Sunday, August 24, 2014

Why?

On August 22 for SCOTUSblog Lyle Denniston wrote an in-depth article on divining the will of the Supreme Court in regards to certain types of same-sex marriage:

Since early this year, the Supreme Court has stepped back into the same-sex marriage controversy five times.  While it has done little to explain those actions, it has sent some signals about its thinking.  Its most important signals may have been those it appeared to have sent Wednesday, in putting off the issuance of marriage licenses to same-sex couples in Virginia.

Between the nine lines of that order, the Court implied that it will not be rushed into a decision about which, if any, cases it is going to review.  And it left no doubt that the Justices themselves, not the lawyers or their clients, are in charge of the timing.  The Court, in short, has not yet gotten caught up in the race to settle the basic constitutional issue just as soon as it could possibly do so.

Just as a refresher, the Supreme Court upheld the stay for the 4th Circuit and the 10th Circuit, but has allowed marriage to proceed in Pennsylvania and Oregon based on the logic put forward in Hollingworth.On the face it does appear to be a bit of a mix signal.

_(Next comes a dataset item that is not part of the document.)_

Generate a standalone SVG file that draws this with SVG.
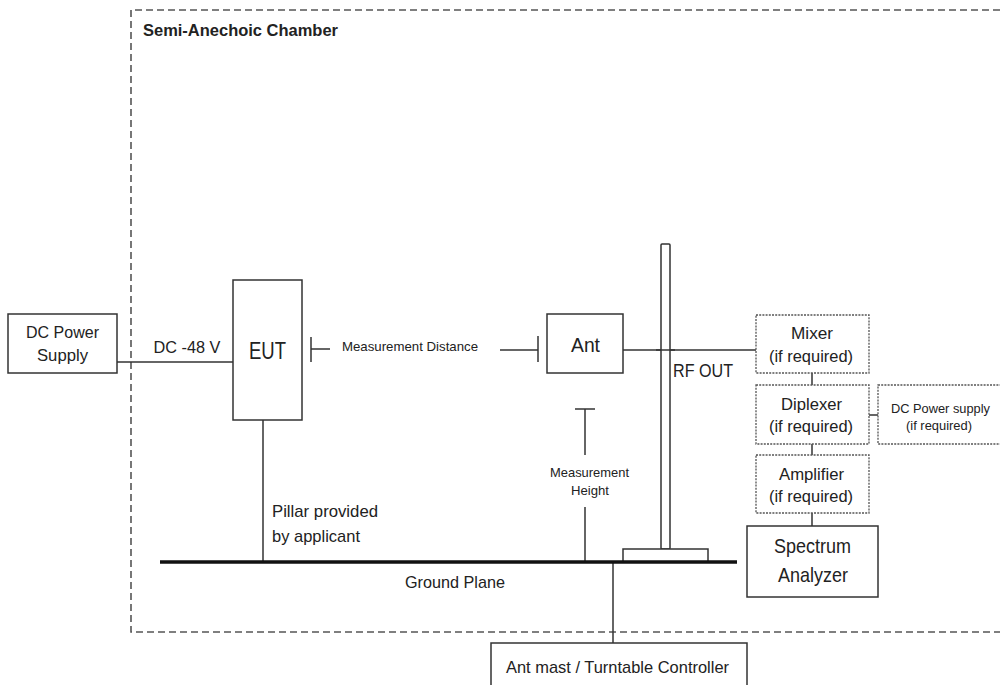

The article goes on to say:

The Court had been urged, by all sides in the Virginia case, to speed up the process of finding a case for review by turning a simple request for delay into an actual, formal petition — a move that could have cut short several procedural steps, and set up the Virginia case as a prime candidate for review.

The Court silently refused the suggestion, simply delaying things in Virginia until after a county clerk actually files a petition for review, in the usual form and on the usual timetable.  That was a clear sign that the Court was doing its best to act as if it were business as usual, even on this hot constitutional controversy.

Obviously it would be nice if the Supreme Court would speed up the process, yet it is the Supreme Court. Perhaps the entire circumstance can best be summed by the sentence, "That was a clear sign that the Court was doing its best to act as if it were business as usual, even on this hot constitutional controversy."

Is a grant of review a certainty in coming months?  There is never a sufficiently strong advance signal to predict that.

In a weird way this article tells us everything and nothing. I do not find it unusual for the the Supreme Court to resist from being pushed into doing anything. And as for giving signals, the Supreme Court is notoriously leak-proof. 

There are two issues that emerge after reading the article: will the court even take up the issue and its significance; and why is there such a sense of urgency around this issue.

After reading the article, it is apparent that certiorari is not guaranteed. Due to the massive number of federal cases that have moved in the last year, it is tempting to say the Supreme Court will act; even though as Mr. Denniston has pointed out, marriage equality is a "hot constitutional controversy."

Though it is unlikely, what would it mean if the Court were to deny certiorari? The practical effect is that all the jurisdiction where marriage equality has been acted on by a court, but where a stay is in place, same-sex marriage will be legal. So if certiorari were denied tomorrow, the map would look like the following:



Same Sex Marriage Map August 2014


86.4% of American would live in a state with marriage equality. 

Denial of certiorari would probably be the greatest failing of the Robert's Court. It has been 47 years since Loving v. Virginia and now is the time. I mean for fuck-sake, Felons in prison have a constitutional right for 26 years when the Court granted it in Turner v. Safley, 482 U.S. 78 (1987). Felons before gays... felons, you know the people who can't vote because the have done bad things, people segregated from the rest of the population and locked away because they have done terrible things. They can get married. So, yah, if they don't act fuck 'em.

Addressing the second question, the urgency of the issue comes from the opposing sides, each with their own motivations.  The marriage opponents want the Supreme Court to put a quick end to the spread of marriage equality. The longer lower courts are able to issue pro-equality rulings, the more jurisdictions will issue pro-equality rulings.

For the marriage supporters, it is an issue of cruel fact that every minute of life counts. According to the CDC in 2011 In the US there were 2515458 deaths. Based on the controversially low CDC figure, 1.6% of the population is gay. Currently 43.5% of the US population lives in a state where same-sex marriage is currently available (places where gays can walk on down to the county clerk and actually get married.)

Therefore, around 62 gay people die each day unable to get married, or around 22,740 per year.

This year, two prominent women in the equality movement died. In March, Vernita Gray, who married Pat Ewert in Illinois, unfortunately passed away. While earlier this month, Fredia Hurdle, who was among the Plaintiffs in the Pennsylvania case, passed away unexpectedly before she could marry her partner of 24 years. My morbid point is that everyday for a large number of Americans, our rights come too late.